Though the GASB 45 audit may have no negligible affect on any bookkeeping, if the required audit is not done, the district's financial status will be considered poor and any future loans, funding or grant applications will be almost non-existant. The cost of the audit is estimated to be around $2,000, but could be end up being far more. "Unfunded mandates, I have a problem with that," said board member Vonda Hamill. The board unanimously voted for the audit to be done.

Ross then gave a financial presentation of the general audit. The unrestricted net assets of the school district over the last few years are still favorable, "but the bar charts are going in the wrong direction," said Ross. The ability of the district to fund emergencies or unexpected needs is diminishing yearly. Ross warned, "The condition of the capital assets is the biggest concern. The higher the percentage, currently around 65 percent, the higher the need to have to replace buildings and equipment within the next 10 years. How heavily do we rely on things we don't control? We are pretty dependent, but that is the same for most districts. "It looks good for what we have, but people don't realize that is all we have."
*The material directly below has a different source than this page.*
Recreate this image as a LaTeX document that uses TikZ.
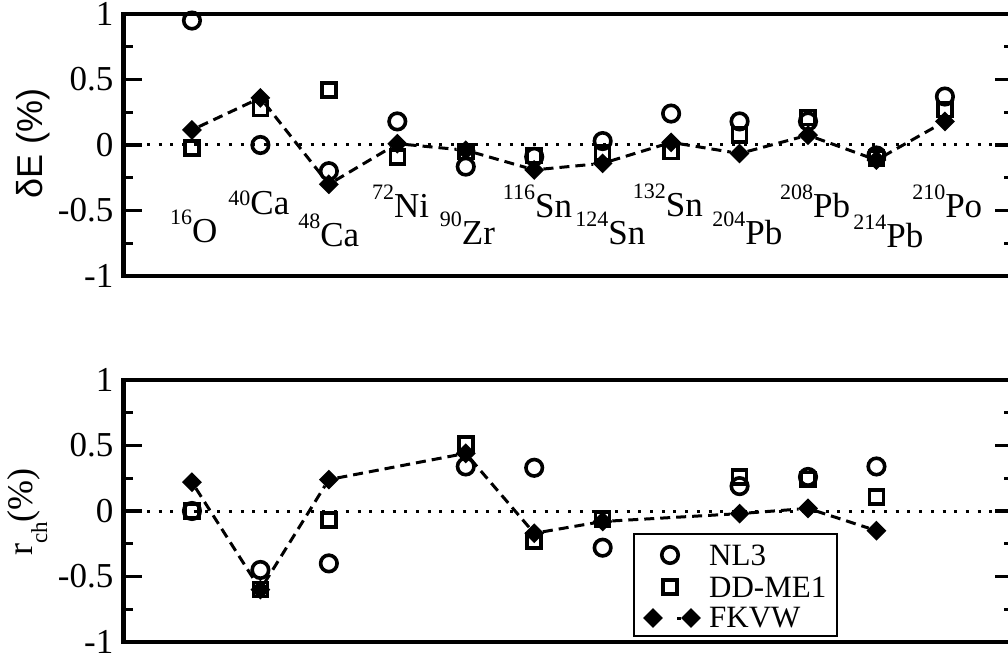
\documentclass[tikz,border=0pt]{standalone}
\usepackage{fontspec}
\setmainfont{Liberation Serif}
\newfontfamily\labelsans{Liberation Sans}
\usetikzlibrary{shapes.geometric}

% nucleus label: mass number raised, then element
\newcommand{\nuc}[3][18pt]{\raisebox{#1}{\fontsize{22}{22}\selectfont #2}#3}

\begin{document}
\begin{tikzpicture}[x=1pt,y=-1pt,
    every node/.style={inner sep=0pt},
    frame/.style={line width=4.2pt},
    tick/.style={line width=3.2pt},
    nlnode/.style={draw,circle,line width=3.6pt,minimum size=16.5pt},
    ddnode/.style={draw,rectangle,line width=3.6pt,minimum size=14pt},
    fknode/.style={diamond,fill=black,minimum width=20pt,minimum height=20pt},
    fkline/.style={line width=3pt,dash pattern=on 10pt off 6pt},
    zeroline/.style={line width=3pt,dash pattern=on 3pt off 8.7pt},
    ticklabel/.style={anchor=east,font=\fontsize{35}{40}\selectfont},
    nuclabel/.style={anchor=base west,font=\fontsize{35}{40}\selectfont},
    legtext/.style={anchor=base west,font=\fontsize{31}{36}\selectfont}
    ]
    \useasboundingbox (0,0) rectangle (1008,660);
    \clip (0,0) rectangle (1008,660);

    % binding energies
    \begin{scope}[shift={(123.5,145)},x=68.45pt,y=131pt]
    \draw[zeroline] (0,0) -- (13,0);
    \foreach \t in {-0.75,-0.25,0.25,0.75} {
        \draw[tick] (0,\t) -- ++(9pt,0);
        \draw[tick] (13,\t) -- ++(-9pt,0);
    }
    \foreach \t in {-0.5,0,0.5} {
        \draw[tick] (0,\t) -- ++(18pt,0);
        \draw[tick] (13,\t) -- ++(-18pt,0);
    }
    \draw[frame] (0,-1) rectangle (13,1);
    \foreach \v [count=\k] in {1,0.5,0,-0.5,-1}
    \node[ticklabel] (etick\k) at ([xshift=-10pt]0,\v) {\v};

    % NL3
    \foreach \i/\v in {1/0.95,2/0,3/-0.2,4/0.18,5/-0.165,6/-0.09,7/0.03,8/0.24,9/0.18,10/0.18,11/-0.08,12/0.37}
    \node[nlnode] (nlE\i) at (\i,\v) {};
    % DD-ME1
    \foreach \i/\v in {1/-0.025,2/0.28,3/0.42,4/-0.09,5/-0.05,6/-0.08,7/-0.06,8/-0.05,9/0.075,10/0.21,11/-0.1,12/0.27}
    \node[ddnode] (ddE\i) at (\i,\v) {};
    % FKVW
    \foreach \i/\v in {1/0.115,2/0.36,3/-0.3,4/0.01,5/-0.04,6/-0.19,7/-0.14,8/0.02,9/-0.065,10/0.075,11/-0.115,12/0.18}
    \node[fknode] (fkE\i) at (\i,\v) {};
    \draw[fkline] (fkE1) -- (fkE2) -- (fkE3) -- (fkE4) -- (fkE5) -- (fkE6)
        -- (fkE7) -- (fkE8) -- (fkE9) -- (fkE10) -- (fkE11) -- (fkE12);

    % the nuclei
    \node[nuclabel] (n1) at (0.68,-0.748) {\nuc{16}{O}};
    \node[nuclabel] (n2) at (1.53,-0.534) {\nuc[9pt]{40}{Ca}};
    \node[nuclabel] (n3) at (2.55,-0.771) {\nuc{48}{Ca}};
    \node[nuclabel] (n4) at (3.63,-0.55) {\nuc{72}{Ni}};
    \node[nuclabel] (n5) at (4.62,-0.763) {\nuc{90}{Zr}};
    \node[nuclabel] (n6) at (5.54,-0.55) {\nuc{116}{Sn}};
    \node[nuclabel] (n7) at (6.6,-0.763) {\nuc{124}{Sn}};
    \node[nuclabel] (n8) at (7.44,-0.542) {\nuc{132}{Sn}};
    \node[nuclabel] (n9) at (8.6,-0.763) {\nuc{204}{Pb}};
    \node[nuclabel] (n10) at (9.59,-0.557) {\nuc{208}{Pb}};
    \node[nuclabel] (n11) at (10.66,-0.779) {\nuc{214}{Pb}};
    \node[nuclabel] (n12) at (11.52,-0.557) {\nuc{210}{Po}};
    \end{scope}

    % charge radii
    \begin{scope}[shift={(123.5,511)},x=68.45pt,y=131pt]
    \draw[zeroline] (0,0) -- (13,0);
    \foreach \t in {-0.75,-0.25,0.25,0.75} {
        \draw[tick] (0,\t) -- ++(9pt,0);
        \draw[tick] (13,\t) -- ++(-9pt,0);
    }
    \foreach \t in {-0.5,0,0.5} {
        \draw[tick] (0,\t) -- ++(18pt,0);
        \draw[tick] (13,\t) -- ++(-18pt,0);
    }
    \draw[frame] (0,-1) rectangle (13,1);
    \foreach \v [count=\k] in {1,0.5,0,-0.5,-1}
    \node[ticklabel] (rtick\k) at ([xshift=-10pt]0,\v) {\v};

    % NL3
    \foreach \i/\v in {1/0,2/-0.45,3/-0.4,5/0.34,6/0.33,7/-0.28,9/0.19,10/0.26,11/0.34}
    \node[nlnode] (nlR\i) at (\i,\v) {};
    % DD-ME1
    \foreach \i/\v in {1/0,2/-0.6,3/-0.07,5/0.51,6/-0.23,7/-0.06,9/0.26,10/0.24,11/0.105}
    \node[ddnode] (ddR\i) at (\i,\v) {};
    % FKVW
    \foreach \i/\v in {1/0.22,2/-0.6,3/0.24,5/0.44,6/-0.17,7/-0.08,9/-0.02,10/0.02,11/-0.15}
    \node[fknode] (fkR\i) at (\i,\v) {};
    \draw[fkline] (fkR1) -- (fkR2) -- (fkR3) -- (fkR5) -- (fkR6) -- (fkR7)
        -- (fkR9) -- (fkR10) -- (fkR11);
    \end{scope}

    % axis titles
    \node[rotate=90,anchor=base,font=\labelsans\fontsize{36}{40}\selectfont] (etitle) at (42,143.5) {δE (\%)};
    \node[rotate=90,anchor=base,font=\fontsize{36}{40}\selectfont] (rtitle) at (32,512) {r\raisebox{-15pt}{\fontsize{23}{23}\selectfont ch}(\%)};

    % legend
    \draw[line width=1.8pt,fill=white] (634,534) rectangle (837,636);
    \node[nlnode] (lgnl) at (670,555) {};
    \node[ddnode] (lgdd) at (670,587) {};
    \node[fknode] (lgfkA) at (653,618) {};
    \node[fknode] (lgfkB) at (691,618) {};
    \draw[fkline,dash pattern=on 6pt off 14pt,dash phase=6pt] (lgfkA) -- (lgfkB);
    \node[legtext] (lgtnl) at (709,565) {NL3};
    \node[legtext] (lgtdd) at (709,597) {DD-ME1};
    \node[legtext] (lgtfk) at (709,627) {FKVW};
\end{tikzpicture}
\end{document}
The board approved continued membership with the South Dakota High School Activities Association.

The two seats that remain open on the board of education will be filled through appointments during the June meeting. Anyone interested in filling one of these position is requested to contact Ross or Superintendent Keven Morehart before the May meeting.

Jeff Rieckman's secondary principal's report began with a praise for Pamela DeJong in how well the school's STEP testing went. The last grade check of the school year has been completed. Scottie Fest will be this Thursday, April 22. The school play Sleeping Beauty and the Beast will be presented May 7 and May 9. Graduation will be May 16.

Morehart's superintendent's report stated that the region spelling bee will be in Philip this year on May 5. Elementary classes will be dismissed early that day. Field trips for the elementary classes are being planned. The elementary track and field day is set for May 6. Eighth grade graduation is set for May 18 and the kindergarten promotion will be on May 19.

The next scheduled meeting for the board of education will be at 7:00 p.m. Monday, May 17.